Frequently Asked Questions

What is the average time-to-fill for senior IT roles in Krakow?

The average time-to-fill for technical roles in Krakow extends to 68 days, compared to 42 days in Warsaw, according to Antal's Global Talent Barometer for Poland. For specialised roles such as Senior Cloud Architect or Staff ML Engineer, the figure extends to 95 to 120 days. Mid-level Java developer positions fill in roughly 45 days. The gap between generalist and specialist hiring timelines is the clearest indicator of where the market's real constraints sit. Organisations using proactive executive search methods rather than reactive job posting consistently compress these timelines.

How many IT professionals work in Krakow?

Krakow's IT and global business services sector employs approximately 105,000 professionals across direct employment and contractor roles, making it Poland's second-largest technology labour pool after Warsaw. The sector generates PLN 18.2 billion in annual direct gross value added within the Krakow metropolitan area. Major employers include Comarch with 6,800 employees, Capgemini with over 5,100, IBM with approximately 3,500, and ABB with 3,200 in its robotics and automation R&D centre.

What do senior IT professionals earn in Krakow?

Compensation varies considerably by role and seniority. A Staff ML Engineer earns PLN 28,000 to 38,000 gross per month. A Senior Cloud Architect at VP or CTO level commands PLN 55,000 to 85,000 gross per month plus equity or bonuses. GBS Centre Directors and Regional Directors with multi-site responsibility earn PLN 70,000 to 110,000 gross per month plus long-term incentive plans. Warsaw typically offers an 18 to 25% premium for equivalent roles, though Krakow's 30% lower residential costs partially offset this gap at mid-level.

Why is it hard to hire AI engineers in Krakow?

The AI/ML engineering market in Krakow is 90 to 95% passive.

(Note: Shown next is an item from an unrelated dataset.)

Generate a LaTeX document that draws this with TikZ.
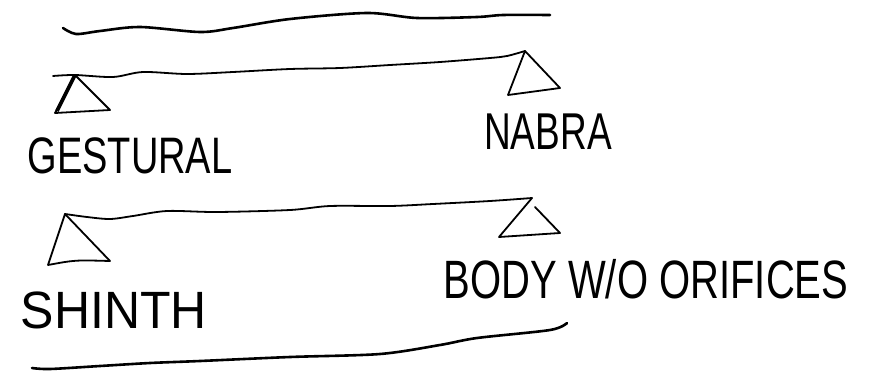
\documentclass[tikz,border=0pt]{standalone}
\usepackage{fontspec}
\setmainfont{Liberation Sans}
\usetikzlibrary{positioning}
\newcommand{\tallword}[2]{\scalebox{1}[#1]{#2}}

\begin{document}
\begin{tikzpicture}[
    x=1pt, y=-1pt,
    every node/.style={inner sep=0pt, align=center},
    word/.style={font=\fontsize{#1}{#1}\selectfont},
    rail/.style={line width=2.6pt, line cap=round, line join=round},
    beam/.style={line width=1.8pt, line cap=round, line join=round},
    fulcrum/.style={line width=1.8pt, line cap=round, line join=round}
  ]
    \useasboundingbox (0,0) rectangle (872,372);

    % Apexes of the triangles
    \coordinate (gestTop) at (75,75);
    \coordinate (nabraTop) at (525,51);
    \coordinate (shinthTop) at (65,214);
    \coordinate (bodyTop) at (532,198);

    % Free ends of beams and rails
    \coordinate (beamAL) at (53,76);
    \coordinate (railAL) at (63,28);
    \coordinate (railAR) at (550,15);
    \coordinate (railBL) at (32,368);
    \coordinate (railBR) at (567,323);

    % Top rail
    \draw[rail] plot[smooth, tension=0.5] coordinates {(railAL) (76,34) (100,31) (140,27) (200,32) (233,28) (290,19) (367,13) (417,18) (477,17) (503,15) (railAR)};

    % Beam between GESTURAL and NABRA
    \draw[beam] plot[smooth, tension=0.5] coordinates {(beamAL) (gestTop) (113,77) (143,72) (187,74) (233,72) (290,69) (340,68) (390,65) (440,62) (490,58) (507,56) (nabraTop)};
    \draw[fulcrum] (gestTop) -- (110,110) -- (55,113) -- cycle;
    \draw[line width=3.6pt] (gestTop) -- (57,111);
    \draw[fulcrum] (nabraTop) -- (508,95) -- (560,88) -- cycle;

    % Beam between SHINTH and BODY W/O ORIFICES
    \draw[beam] plot[smooth, tension=0.5] coordinates {(shinthTop) (87,217) (110,219) (133,216) (167,211) (217,212) (290,210) (330,206) (390,206) (433,204) (490,201) (bodyTop)};
    \draw[fulcrum] (shinthTop) -- (48,265) .. controls (75,260) .. (110,261) -- cycle;
    \draw[fulcrum] (535,207) -- (560,233) -- (499,237) -- (bodyTop);

    % Bottom rail
    \draw[rail] plot[smooth, tension=0.5] coordinates {(railBL) (50,369) (100,366) (150,363) (200,361) (290,357) (380,354) (440,345) (477,338) (550,330) (railBR)};

    % Labels
    \node[word=38] (gestural) at (130,156) {\tallword{1.35}{GESTURAL}};
    \node[word=37] (nabra) at (548,132) {\tallword{1.4}{NABRA}};
    \node[word=50] (shinth) at (114,310) {\tallword{1.05}{SHINTH}};
    \node[word=40] (body) at (646,279) {\tallword{1.35}{BODY W/O ORIFICES}};

\end{tikzpicture}
\end{document}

Qualified candidates maintain short tenures of 18 to 22 months but rarely apply to posted vacancies. The active-to-passive candidate ratio is approximately 1:12. When roles are filled, 60% of placements involve candidates moved from competitors with salary premiums of 25 to 35%. The market is not producing new AI talent at sufficient volume. It is recirculating existing professionals at escalating cost, meaning only direct headhunting approaches reliably reach the viable candidate pool.

What structural risks affect Krakow's IT talent market?

Three systemic constraints shape the outlook. Poland's working-age population is projected to decline 12% by 2040, making Krakow entirely dependent on immigration for labour pool growth. Residential housing costs increased 34% between 2021 and 2024, deterring in-migration from smaller Polish cities. And remote employment with Western European firms at 40 to 60% salary premiums over local rates creates a competitor that no Krakow-based employer can match on compensation alone. KiTalent's market benchmarking service helps organisations understand these dynamics before committing to a search.

How does Krakow's IT market compare to Warsaw and Wroclaw?

Warsaw offers 18 to 25% higher salaries and access to C-suite career tracks that rarely exist in delivery centre markets. Wroclaw competes for multilingual SSC roles with a comparable cost base but tighter labour conditions, with IT vacancy at 14% versus Krakow's 21%. Internationally, Prague offers 20 to 30% higher gross salaries for senior developers but 40% higher living costs. Krakow's competitive advantage lies in its concentration of R&D centres and its cost structure, but senior talent increasingly views the city as a stepping stone rather than a destination.